Another way to understand why Hillary Clinton won last night in Iowa is to appreciate the operating dynamic of the Democratic nomination process. So consider the delegate math and you’ll see why the Clinton advantage is impossible to ignore.
Of the total 4,349 delegates (3,636 pledged and 713 super delegates) to the Democratic Convention to be held in Philadelphia July 25 -28 a majority of 2175 are needed to win the nomination. Clinton has already secured super delegates pledges of 344 as compared to 12 for Sanders. 354 remain unpledged and 3 were for O’Malley who has since dropped out.
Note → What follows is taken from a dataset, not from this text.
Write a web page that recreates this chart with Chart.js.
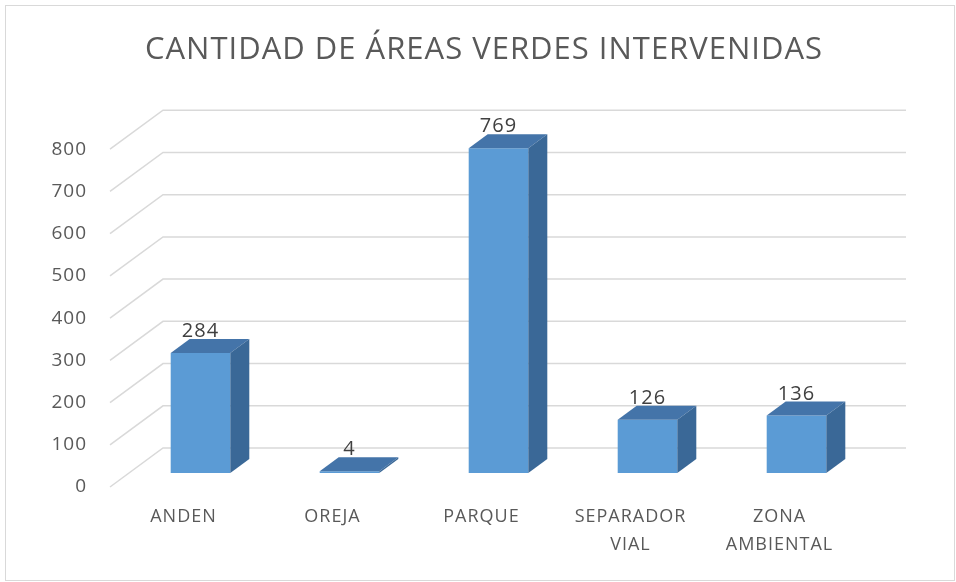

The Iowa results ( 52 delegates) give Clinton 29 (including 7 supers) bringing her total to date 373. Sanders won 21 for a total to date of 33. Two Iowa delegates are still pending.
There are 33 delegates at stake in New Hampshire on February 9 where Bernie is the heavy favorite followed by the Nevada caucus on 2/20 and the South Carolina primary on 2/27 where Hillary is favored with her strong advantage among Latino and African-American voters.
There are 12 contests on March 1 Super Tuesday including Massachusetts (121 delegates). These will be followed by 12 more races starting with Ohio (121 delegates) on 3/15 and ending with New Jersey (126 delegates) on 6/7.
John Adams said : ” Facts are stubborn things.” In the final analysis, I believe the math favors Clinton but Bernie is not going to make it easy for her and it’s going to be a long, drawn-out brawl to the finish line. Fasten your seatbelts, friends. We’re all in for a long, bumpy ride.
And as a student of history I would just note that history was made last night in Iowa. Hillary Clinton was the first woman to win the Iowa Caucus.